On Dec. 22, 2009, an American Airlines Boeing 737-829 overshot a rain-soaked landing strip at Norman Manley International Airport in Kingston, Jamaica, and split into segments. The plane crashed through the seaside airport's perimeter fence, skidded across a road and came to a stop in sand dunes on the shore of the Caribbean Sea.

Jamaica Civil Aviation Authority spokesperson Ava Marie Ingram commented on the slow process of compiling the final report on the crash of flight AA331, explaining that "the investigation involved a number of very involved processes." Ingram said a copy of the report was forwarded to the U.S. National Transportation Safety Board.

The report concludes that aside from the experienced crew being fatigued, "after being on duty for nearly 12 hours, and awake for more than 14 hours," the pilot decided to land in heavy rain, and was unaware of a standing water warning on the runways which was included in manuals at the time. There was also a tail wind close to the landing limit.

The report added that the crew did not do an adequate landing distance calculation and crossed the runway threshold 20 feet above the ideal height, touching down farther along the runway than what would have been safe.
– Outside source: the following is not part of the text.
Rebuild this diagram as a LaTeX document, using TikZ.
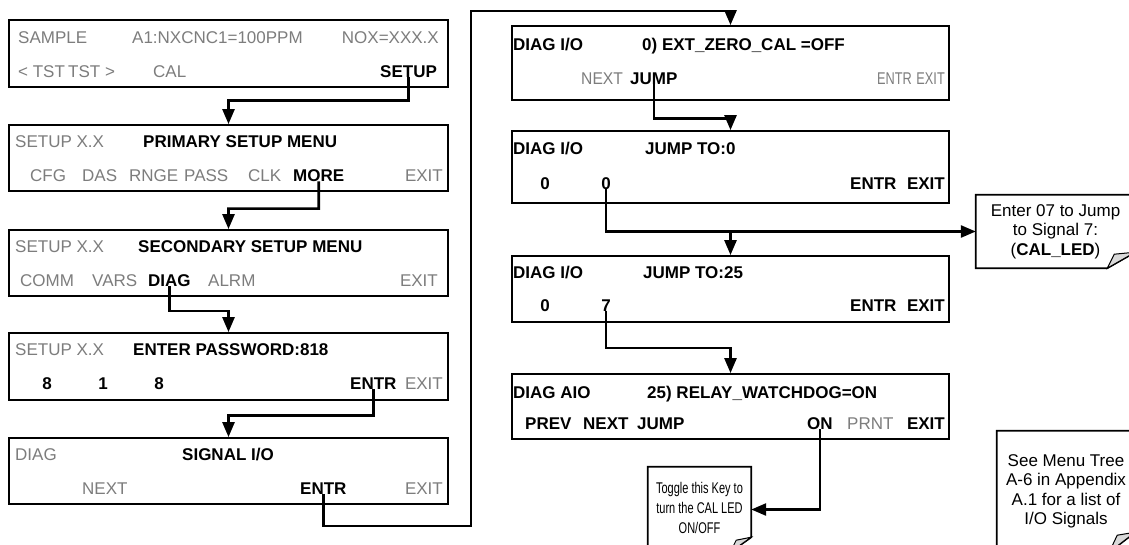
\documentclass[tikz,border=0pt]{standalone}
\usepackage{fontspec}
\setmainfont{Liberation Sans}
\usepackage{xcolor}
\usepackage{tikz}
\usetikzlibrary{arrows.meta,positioning,calc}

\definecolor{keygray}{RGB}{125,125,125}
\newcommand{\panelfont}{\fontsize{17}{19.5}\selectfont}

\begin{document}
\begin{tikzpicture}[x=1pt, y=-1pt, font=\panelfont,
  screen/.style={rectangle, draw, line width=1.8pt, minimum width=439pt, inner sep=0pt},
  soft/.style={anchor=base west, inner sep=0pt, text=keygray},
  hard/.style={anchor=base west, inner sep=0pt, font=\panelfont\bfseries},
  flow/.style={line width=2.6pt, -{Triangle[width=12pt,length=15pt]}},
  note/.style={rectangle, align=center, inner sep=0pt},
  noteline/.style={line width=1.8pt},
  flap/.style={draw, fill=black!15, line width=1pt}
]
\useasboundingbox (0,0) rectangle (1129,544);
\fill[white] (0,0) rectangle (1129,544);
\clip (0,0) rectangle (1129,544);

% left column of screens
\node[screen, minimum height=67pt] (bSample) at (228.5,53.5) {};
\node[screen, minimum height=66pt] (bPrimary) at (228.5,158) {};
\node[screen, minimum height=66pt] (bSecondary) at (228.5,263) {};
\node[screen, minimum height=67pt] (bPassword) at (228.5,366.5) {};
\node[screen, minimum height=66pt] (bSignal) at (228.5,471) {};

% right column of screens
\node[screen, minimum width=437pt, minimum height=74pt] (bExtZero) at (730.5,63) {};
\node[screen, minimum width=437pt, minimum height=72pt] (bJump0) at (730.5,167) {};
\node[screen, minimum width=437pt, minimum height=66pt] (bJump25) at (730.5,289) {};
\node[screen, minimum width=437pt, minimum height=65pt] (bWatchdog) at (730.5,406.5) {};

% SAMPLE screen
\node[soft] (tSample) at (18,43) {SAMPLE};
\node[soft] (tConc) at (132,43) {A1:NXCNC1=100PPM};
\node[soft, anchor=base east] (tNox) at (439,43) {NOX=XXX.X};
\node[soft] (kTstDown) at (18,77) {< TST};
\node[soft] (kTstUp) at (68,77) {TST >};
\node[soft] (kCal) at (153,77) {CAL};
\node[hard] (kSetup) at (380,77) {SETUP};

% PRIMARY SETUP MENU
\node[soft] (tPrimMode) at (15,147) {SETUP X.X};
\node[hard] (tPrim) at (143,147) {PRIMARY SETUP MENU};
\node[soft] (kCfg) at (30,181) {CFG};
\node[soft] (kDas) at (82,181) {DAS};
\node[soft] (kRnge) at (129,181) {RNGE};
\node[soft] (kPass) at (184,181) {PASS};
\node[soft] (kClk) at (248,181) {CLK};
\node[hard] (kMore) at (293,181) {MORE};
\node[soft, anchor=base east] (kExit2) at (443,181) {EXIT};

% SECONDARY SETUP MENU
\node[soft] (tSecMode) at (15,252) {SETUP X.X};
\node[hard] (tSec) at (138,252) {SECONDARY SETUP MENU};
\node[soft] (kComm) at (20,286) {COMM};
\node[soft] (kVars) at (92,286) {VARS};
\node[hard] (kDiag) at (148,286) {DIAG};
\node[soft] (kAlrm) at (208,286) {ALRM};
\node[soft, anchor=base east] (kExit3) at (438,286) {EXIT};

% ENTER PASSWORD
\node[soft] (tPwMode) at (15,355) {SETUP X.X};
\node[hard] (tPw) at (133,355) {ENTER PASSWORD:818};
\node[hard, anchor=base] (kEight1) at (47,389) {8};
\node[hard, anchor=base] (kOne) at (103,389) {1};
\node[hard, anchor=base] (kEight2) at (159,389) {8};
\node[hard] (kEntr4) at (350,389) {ENTR};
\node[soft, anchor=base east] (kExit4) at (443,389) {EXIT};

% SIGNAL I/O
\node[soft] (tSigMode) at (15,460) {DIAG};
\node[hard] (tSig) at (182,460) {SIGNAL I/O};
\node[soft] (kNext5) at (82,494) {NEXT};
\node[hard] (kEntr5) at (300,494) {ENTR};
\node[soft, anchor=base east] (kExit5) at (443,494) {EXIT};

% EXT_ZERO_CAL
\node[hard] (tExtMode) at (513,50) {DIAG I/O};
\node[hard] (tExt) at (642,50) {0) EXT\_ZERO\_CAL =OFF};
\node[soft] (kNext6) at (581,84) {\scalebox{0.92}[1]{NEXT}};
\node[hard] (kJump) at (630,84) {JUMP};
\node[soft] (kEntr6) at (877,84) {\scalebox{0.75}[1]{ENTR}};
\node[soft, anchor=base east] (kExit6) at (945,84) {\scalebox{0.75}[1]{EXIT}};

% JUMP TO:0
\node[hard] (tJ0Mode) at (513,154) {DIAG I/O};
\node[hard] (tJ0) at (645,154) {JUMP TO:0};
\node[hard, anchor=base] (kZero1) at (545,189) {0};
\node[hard, anchor=base] (kZero2) at (606,189) {0};
\node[hard] (kEntr7) at (850,189) {ENTR};
\node[hard, anchor=base east] (kExit7) at (945,189) {EXIT};

% JUMP TO:25
\node[hard] (tJ25Mode) at (513,278) {DIAG I/O};
\node[hard] (tJ25) at (643,278) {JUMP TO:25};
\node[hard, anchor=base] (kZero3) at (545,311) {0};
\node[hard, anchor=base] (kSeven) at (606,311) {7};
\node[hard] (kEntr8) at (850,311) {ENTR};
\node[hard, anchor=base east] (kExit8) at (945,311) {EXIT};

% RELAY_WATCHDOG
\node[hard] (tWdMode) at (513,398) {DIAG AIO};
\node[hard] (tWd) at (647,398) {25) RELAY\_WATCHDOG=ON};
\node[hard] (kPrev) at (525,429) {PREV};
\node[hard] (kNext9) at (583,429) {NEXT};
\node[hard] (kJump9) at (637,429) {JUMP};
\node[hard] (kOn) at (807,429) {ON};
\node[soft] (kPrnt) at (847,429) {PRNT};
\node[hard, anchor=base east] (kExit9) at (945,429) {EXIT};

% notes
\node[note, minimum width=159pt, minimum height=73pt] (cEnter) at (1055.5,231.5)
  {Enter 07 to Jump\\to Signal 7:\\(\textbf{CAL\_LED})};
\node[note, minimum width=103pt, minimum height=85pt] (cToggle) at (699.5,509.5)
  {\fontsize{15.5}{20}\selectfont\scalebox{0.71}[1]{\begin{tabular}{@{}c@{}}Toggle this Key to\\turn the CAL LED\\ON/OFF\end{tabular}}};
\node[note, minimum width=138pt, minimum height=121pt] (cSee) at (1066,491.5)
  {See Menu Tree\\A-6 in Appendix\\A.1 for a list of\\I/O Signals};

\draw[noteline] (cEnter.north west) -- (cEnter.north east) -- ($(cEnter.south east)+(0,-16)$)
  -- ($(cEnter.south east)+(-28,0)$) -- (cEnter.south west) -- cycle;
\draw[flap] ($(cEnter.south east)+(-28,0)$) -- ($(cEnter.south east)+(-21,-14)$) -- ($(cEnter.south east)+(0,-16)$) -- cycle;
\draw[noteline] (cToggle.north west) -- (cToggle.north east) -- ($(cToggle.south east)+(0,-15)$)
  -- ($(cToggle.south east)+(-21,0)$) -- (cToggle.south west) -- cycle;
\draw[flap] ($(cToggle.south east)+(-21,0)$) -- ($(cToggle.south east)+(-15,-12)$) -- ($(cToggle.south east)+(0,-15)$) -- cycle;
\draw[noteline] (cSee.north west) -- (cSee.north east) -- ($(cSee.south east)+(0,-20)$)
  -- ($(cSee.south east)+(-26,0)$) -- (cSee.south west) -- cycle;
\draw[flap] ($(cSee.south east)+(-26,0)$) -- ($(cSee.south east)+(-18,-17)$) -- ($(cSee.south east)+(0,-20)$) -- cycle;

% connectors
\coordinate (loopLow) at (471,526);
\coordinate (loopHigh) at (471,11);
\coordinate (split) at (bJump25.north |- cEnter.west);

\draw[flow] (kSetup.south) |- ($(bSample.south)!.35!(bPrimary.north)$) -- (bPrimary.north);
\draw[flow] (kMore.south) |- ($(bPrimary.south)!.45!(bSecondary.north)$) -- (bSecondary.north);
\draw[flow] (kDiag.south) |- ($(bSecondary.south)!.4!(bPassword.north)$) -- (bPassword.north);
\draw[flow] (kEntr4.south) |- ($(bPassword.south)!.4!(bSignal.north)$) -- (bSignal.north);
\draw[flow] (kEntr5.south) |- (loopLow) -- (loopHigh) -| (bExtZero.north);
\draw[flow] (kJump.south) |- ($(bExtZero.south)!.6!(bJump0.north)$) -- (bJump0.north);
\draw[flow] (kZero2.south) |- (cEnter.west);
\draw[flow] (split) -- (bJump25.north);
\draw[flow] (kSeven.south) |- ($(bJump25.south)!.5!(bWatchdog.north)$) -- (bWatchdog.north);
\draw[flow] (kOn.south) |- (cToggle.east);
\end{tikzpicture}
\end{document}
The plane landed "4,100 feet down the runway or 1,130 feet beyond the touchdown zone, as defined by the AA flight manual." The 737 bounced once, before crashing down another 200 feet further down the runway. The crew slammed on the brakes but was unable to stop the plane before it slid off the end of the runway.

The fuselage of the 737 broke into three segments and the right wing's tanks spilled jet fuel. All 154 people aboard survived, though 92 people were taken to the hospital, and no life-threatening injuries reported. American Airlines provided each passenger $5,000 to compensate for the lengthy quarantine of baggage.